Irma shifts: The prime target is now Tampa, not Miami
MIAMI — With the window closing fast for anyone wanting to escape, Irma hurtled toward Florida with 125 mph winds Saturday on a shifting track that took it away from Miami and instead threatened the Tampa area with its first direct hit from a major hurricane in nearly a century.
“You need to leave — not tonight, not in an hour, right now,” Gov. Rick Scott warned residents in the evacuation zones ahead of the storm's predicted arrival on Sunday morning.
For days, the forecast had made it look as if the Miami metropolitan area of 6 million people could get hit head-on with the catastrophic and long-dreaded Big One.
The swing in the hurricane's projected path overnight caught many on Florida's Gulf coast off guard. By late morning, few businesses in St. Petersburg had even put plywood or hurricane shutters on their windows, and some locals groused about the change in the forecast.
“For five days, we were told it was going to be on the east coast, and then 24 hours before it hits, we're now told it's coming up the west coast,” said Jeff Beerbohm, a 52-year-old entrepreneur in St. Petersburg. “As usual, the weatherman, I don't know why they're paid.”
Tampa has not been struck by a major hurricane since 1921, when its population was about 10,000, National Hurricane Center spokesman Dennis Feltgen said. Now the area has around 3 million people.
The new course threatened everything from Tampa Bay's bustling twin cities of Tampa and St. Petersburg to Naples' mansion- and yacht-lined canals, Sun City Center's sprawling compound of modest retirement homes, and Sanibel Island's shell-filled beaches.

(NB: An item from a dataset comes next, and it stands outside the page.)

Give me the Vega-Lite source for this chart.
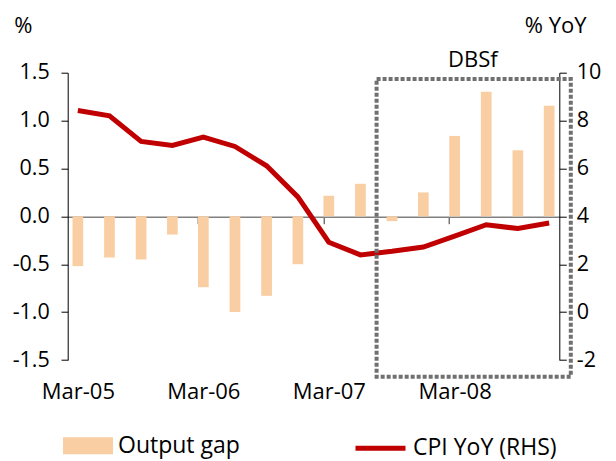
{
  "$schema": "https://vega.github.io/schema/vega-lite/v6.json",
  "width": 491.6,
  "height": 287.3,
  "autosize": {"type": "none"},
  "padding": {"left": 67.7, "top": 72.7, "right": 56.7, "bottom": 101},
  "config": {
    "font": "Open Sans",
    "view": {"stroke": null},
    "axis": {"grid": false, "labelFont": "Open Sans", "titleFont": "Open Sans", "labelColor": "#000", "titleColor": "#000", "domainColor": "#000", "tickColor": "#000"},
    "legend": {"labelFont": "Open Sans", "labelColor": "#000", "labelLimit": 400}
  },
  "data": {
    "values": [
      {"date": "2005-03-15", "gap": -0.52, "cpi": 8.42},
      {"date": "2005-06-15", "gap": -0.43, "cpi": 8.20},
      {"date": "2005-09-15", "gap": -0.45, "cpi": 7.13},
      {"date": "2005-12-15", "gap": -0.19, "cpi": 6.96},
      {"date": "2006-03-15", "gap": -0.74, "cpi": 7.31},
      {"date": "2006-06-15", "gap": -1.00, "cpi": 6.92},
      {"date": "2006-09-15", "gap": -0.83, "cpi": 6.11},
      {"date": "2006-12-15", "gap": -0.50, "cpi": 4.81},
      {"date": "2007-03-15", "gap": 0.215, "cpi": 2.92},
      {"date": "2007-06-15", "gap": 0.34, "cpi": 2.39},
      {"date": "2007-09-15", "gap": -0.05, "cpi": 2.54},
      {"date": "2007-12-15", "gap": 0.25, "cpi": 2.72},
      {"date": "2008-03-15", "gap": 0.84, "cpi": 3.17},
      {"date": "2008-06-15", "gap": 1.30, "cpi": 3.65},
      {"date": "2008-09-15", "gap": 0.69, "cpi": 3.49},
      {"date": "2008-12-15", "gap": 1.155, "cpi": 3.72}
    ]
  },
  "layer": [
    {
      "mark": {"type": "bar", "width": 10.7},
      "encoding": {
        "x": {
          "field": "date", "type": "temporal",
          "scale": {"type": "utc", "domain": [{"year": 2005, "month": 2, "date": 28, "utc": true}, {"year": 2008, "month": 12, "date": 30, "utc": true}], "nice": false},
          "axis": {
            "orient": "bottom", "title": null, "domain": false, "ticks": false, "tickSize": 0,
            "values": [{"year": 2005, "month": 3, "date": 15, "utc": true}, {"year": 2006, "month": 3, "date": 15, "utc": true}, {"year": 2007, "month": 3, "date": 15, "utc": true}, {"year": 2008, "month": 3, "date": 15, "utc": true}],
            "labelExpr": "utcFormat(datum.value, '%b-%y')",
            "labelFontSize": 22, "labelPadding": 21, "labelAlign": "center", "labelOverlap": false
          }
        },
        "y": {
          "field": "gap", "type": "quantitative",
          "scale": {"domain": [-1.5, 1.5], "nice": false, "zero": false},
          "axis": {
            "orient": "left", "values": [-1.5, -1, -0.5, 0, 0.5, 1, 1.5],
            "labelExpr": "(datum.value < 0 ? '-' : '') + format(abs(datum.value), '.1f')",
            "labelFontSize": 21.5, "tickSize": 6.7, "labelPadding": 11.7, "domainWidth": 1, "tickWidth": 1,
            "title": "%", "titleAngle": 0, "titleAlign": "left", "titleBaseline": "alphabetic", "titleX": -54, "titleY": -39.7, "titleFontSize": 22, "titleFontWeight": "normal"
          }
        },
        "fill": {
          "datum": "Output gap", "type": "nominal",
          "scale": {"range": ["#F9CEA3"]},
          "legend": {"orient": "none", "legendX": -4.7, "legendY": 348, "title": null, "padding": 0,
            "symbolType": "M-1,-0.34H1V0.34H-1Z", "symbolSize": 2500, "symbolStrokeWidth": 0,
            "labelFontSize": 23, "labelOffset": 5}
        }
      }
    },
    {
      "mark": {"type": "line", "strokeWidth": 5},
      "encoding": {
        "x": {
          "field": "date", "type": "temporal",
          "axis": {
            "orient": "bottom", "offset": -143.3, "title": null, "labels": false,
            "domainColor": "#808080", "domainWidth": 1.5, "tickColor": "#333", "tickSize": 7, "tickWidth": 1,
            "values": [{"year": 2006, "month": 2, "date": 28, "utc": true}, {"year": 2007, "month": 2, "date": 28, "utc": true}, {"year": 2008, "month": 2, "date": 28, "utc": true}]
          }
        },
        "y": {
          "field": "cpi", "type": "quantitative",
          "scale": {"domain": [-2, 10], "nice": false, "zero": false},
          "axis": {
            "orient": "right", "values": [-2, 0, 2, 4, 6, 8, 10],
            "labelExpr": "(datum.value < 0 ? '-' : '') + format(abs(datum.value), 'd')",
            "labelFontSize": 21.5, "tickSize": 7, "labelPadding": 10, "domainWidth": 1, "tickWidth": 1,
            "title": "% YoY", "titleAngle": 0, "titleAlign": "left", "titleBaseline": "alphabetic", "titleX": -35, "titleY": -39.7, "titleFontSize": 22, "titleFontWeight": "normal"
          }
        },
        "stroke": {
          "datum": "CPI YoY (RHS)", "type": "nominal",
          "scale": {"range": ["#C00000"]},
          "legend": {"orient": "none", "legendX": 285.3, "legendY": 348, "title": null, "padding": 0,
            "symbolType": "stroke", "symbolSize": 2500, "symbolStrokeWidth": 5,
            "labelFontSize": 23, "labelOffset": 5}
        }
      }
    },
    {
      "data": {"values": [{"label": "DBSf"}]},
      "layer": [
        {
          "mark": {"type": "rect", "fill": "transparent", "stroke": "#707070", "strokeWidth": 4, "strokeDash": [4, 2]},
          "encoding": {
            "x": {"datum": {"year": 2007, "month": 8, "date": 1, "utc": true}, "type": "temporal", "axis": null},
            "x2": {"datum": {"year": 2009, "month": 2, "date": 16, "utc": true}},
            "y": {"datum": 1.434, "type": "quantitative", "scale": {"domain": [-1.5, 1.5], "nice": false, "zero": false}, "axis": null},
            "y2": {"datum": -1.674}
          }
        },
        {
          "mark": {"type": "text", "fontSize": 22, "fontWeight": "normal", "font": "Open Sans", "align": "center", "baseline": "middle", "color": "#000"},
          "encoding": {
            "x": {"datum": {"year": 2008, "month": 5, "date": 7, "utc": true}, "type": "temporal", "axis": null},
            "y": {"datum": 1.632, "type": "quantitative", "axis": null},
            "text": {"field": "label"}
          }
        }
      ]
    }
  ],
  "resolve": {"scale": {"y": "independent"}, "axis": {"x": "independent"}}
}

With the new forecast, Pinellas County, home to St. Petersburg, ordered 260,000 people to leave.
Irma has left more than 20 people dead in its wake across the Caribbean, ravaging such resort islands as St. Martin, St. Barts, St. Thomas, Barbuda and Antigua.
Irma weakened slightly in the morning but was expected to pick up strength again before hitting the Sunshine State.
Meteorologists predicted its center would blow ashore Sunday in the perilously low-lying Florida Keys, then hit southwestern Florida and move north, plowing into the Tampa Bay area. Though the center is expected to miss Miami, the metro area will still get pounded with life-threatening hurricane winds, Feltgen said.
On Saturday morning, the state was already beginning to feel Irma's muscle. Nearly 25,000 people had lost power, mostly in the Miami area, as the wind began gusting.
In Key West, 60-year-old Carol Walterson Stroud sought refuge in a senior center with her husband, granddaughter and dog. The streets were nearly empty, shops were boarded up and the wind started to blow.
“Tonight, I'm sweating,” she said. “Tonight, I'm scared to death.”
In one of the biggest evacuations ever ordered in the U.S., about 6.3 million people in Florida — more than one-quarter of the state's population — were warned to leave, and 540,000 were directed to clear out from the Georgia coast.
Gas shortages and gridlock plagued the evacuations. Parts of interstates 75 and 95 north were bumper-to-bumper.
Major tourist attractions, including Walt Disney World, Universal Studios and Sea World, all prepared to close Saturday. The Miami and Fort Lauderdale airports shut down, and those in Orlando and Tampa planned to do the same later in the day.
With winds that peaked at 185 mph (300 kph), Irma was once the most powerful hurricane ever recorded in the open Atlantic. But given its mammoth size and strength and its projected course, it could still prove one of the most devastating hurricanes ever to hit Florida and inflict damage on a scale not seen here in 25 years.
It could also test the Federal Emergency Management Agency's ability to handle two crises at the same time. FEMA is still dealing with aftermath of catastrophic Hurricane Harvey in the Houston area.
Ray Scarborough and girlfriend Leah Etmanczyk left their home in Big Pine Key and fled north with her parents and three big dogs to stay with relatives in Orlando. Scarborough was 12 when Hurricane Andrew hit in 1992 and remembers lying on the floor in a hall as the storm nearly ripped the roof off his house.
“They said this one is going to be bigger than Andrew. When they told me that, that's all I needed to hear,” said Scarborough, now a 37-year-old boat captain. “That one tore everything apart.”
Andrew razed Miami's suburbs with winds topping 165 mph (265 kph), damaging or blowing apart over 125,000 homes. The damage in Florida totaled $26 billion, and at least 40 people died.